# EXERCISE DIRECTIONS
Leave out the pictures and retype only the lines from the opening line to the line that holds "fig = go.Figure()", both ends included.

# STORED DATA
----------------------------------------
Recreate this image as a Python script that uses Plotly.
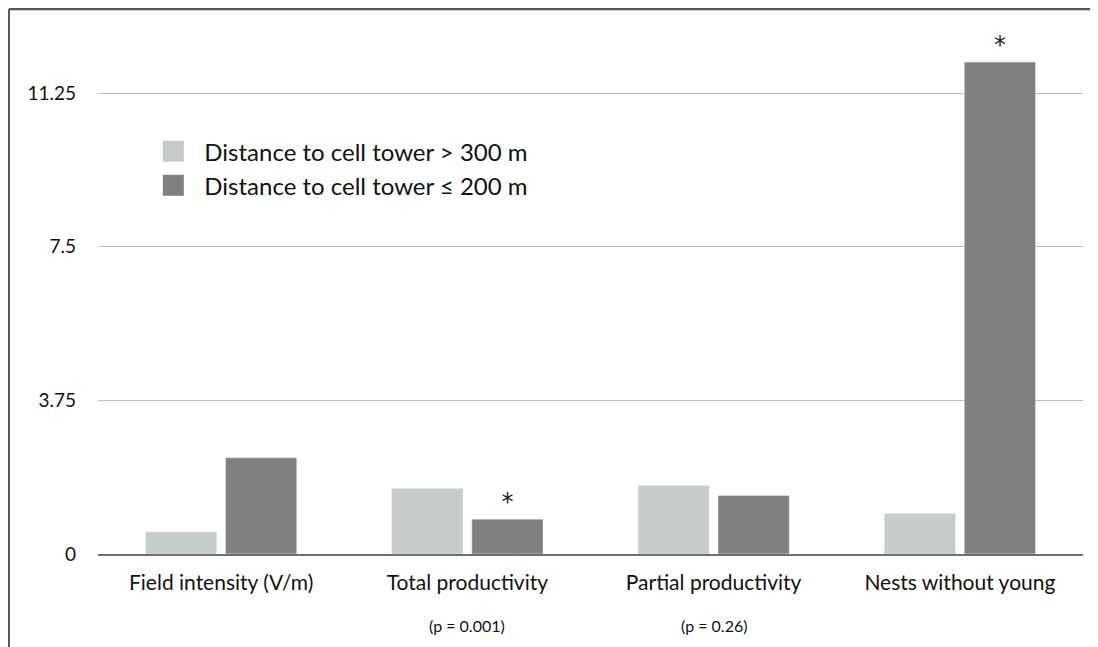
"""Grouped bars: nest productivity vs distance to a cell tower."""

import plotly.graph_objects as go

categories = [
    "Field intensity (V/m)",
    "Total productivity",
    "Partial productivity",
    "Nests without young",
]
far_values = [0.54, 1.60, 1.67, 0.99]
near_values = [2.35, 0.85, 1.43, 12.01]
near_marks = ["", "*", "", "*"]
p_labels = {"Total productivity": "(p = 0.001)", "Partial productivity": "(p = 0.26)"}
y_ticks = [0, 3.75, 7.5, 11.25]
y_tick_text = ["0", "3.75", "7.5", "11.25"]

FAR_NAME = "Distance to cell tower > 300 m"
NEAR_NAME = "Distance to cell tower \u2264 200 m"
LIGHT = "#c8ccc8"
DARK = "#808080"
FONT = "Lato, 'Open Sans', sans-serif"

fig = go.Figure()

fig.add_trace(
    go.Bar(
        x=categories,
        y=far_values,
        name=FAR_NAME,
        marker_color=LIGHT,
        showlegend=False,
    )
)
fig.add_trace(
    go.Bar(
        x=categories,
        y=near_values,
        name=NEAR_NAME,
        marker_color=DARK,
        text=near_marks,
        textposition="outside",
        textfont=dict(size=24, color="#222", family="DejaVu Sans"),
        cliponaxis=False,
        showlegend=False,
    )
)

# legend entries with larger square swatches
for name, colour in [(FAR_NAME, LIGHT), (NEAR_NAME, DARK)]:
    fig.add_trace(
        go.Scatter(
            x=[None],
            y=[None],
            mode="markers",
            name=name,
            marker=dict(symbol="square", size=16, color=colour,
                        line=dict(color=colour, width=5)),
        )
    )

for cat, label in p_labels.items():
    fig.add_annotation(
        x=cat, y=0, xref="x", yref="y",
        text=label, showarrow=False,
        yshift=-71, font=dict(size=16, color="#111"),
    )

# frame on the top and left edge
fig.add_shape(type="line", xref="paper", yref="paper",
              x0=-0.0904, x1=1.06, y0=1.0645, y1=1.0645,
              line=dict(color="#555", width=2.5))
fig.add_shape(type="line", xref="paper", yref="paper",
              x0=-0.0904, x1=-0.0904, y0=1.0645, y1=-0.25,
              line=dict(color="#555", width=2))

# page body has an 8px margin, so margins are shifted to compensate
fig.update_layout(
    width=1098,
    height=647,
    margin=dict(l=90, r=23, t=34, b=101),
    plot_bgcolor="white",
    paper_bgcolor="white",
    font=dict(family=FONT, color="#111"),
    barmode="group",
    bargap=0.35,
    bargroupgap=0.11,
    xaxis=dict(
        showgrid=False,
        showline=True,
        linecolor="#707070",
        linewidth=1.5,
        ticks="",
        ticklabelstandoff=9,
        tickfont=dict(size=21),
    ),
    yaxis=dict(
        range=[0, 12.5],
        tickmode="array",
        tickvals=y_ticks,
        ticktext=y_tick_text,
        showgrid=True,
        gridcolor="#bdbdbd",
        gridwidth=1,
        zeroline=False,
        ticklabelstandoff=21,
        tickfont=dict(size=19),
    ),
    legend=dict(
        x=0.045,
        y=0.83,
        xanchor="left",
        yanchor="top",
        font=dict(size=24),
        itemwidth=52,
        bgcolor="rgba(0,0,0,0)",
        tracegroupgap=4,
    ),
)

fig.write_html("out.html")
----------------------------------------
# COMPLETE ANSWER
Recreate this image as a Python script that uses Plotly.
"""Grouped bars: nest productivity vs distance to a cell tower."""

import plotly.graph_objects as go

categories = [
    "Field intensity (V/m)",
    "Total productivity",
    "Partial productivity",
    "Nests without young",
]
far_values = [0.54, 1.60, 1.67, 0.99]
near_values = [2.35, 0.85, 1.43, 12.01]
near_marks = ["", "*", "", "*"]
p_labels = {"Total productivity": "(p = 0.001)", "Partial productivity": "(p = 0.26)"}
y_ticks = [0, 3.75, 7.5, 11.25]
y_tick_text = ["0", "3.75", "7.5", "11.25"]

FAR_NAME = "Distance to cell tower > 300 m"
NEAR_NAME = "Distance to cell tower \u2264 200 m"
LIGHT = "#c8ccc8"
DARK = "#808080"
FONT = "Lato, 'Open Sans', sans-serif"

fig = go.Figure()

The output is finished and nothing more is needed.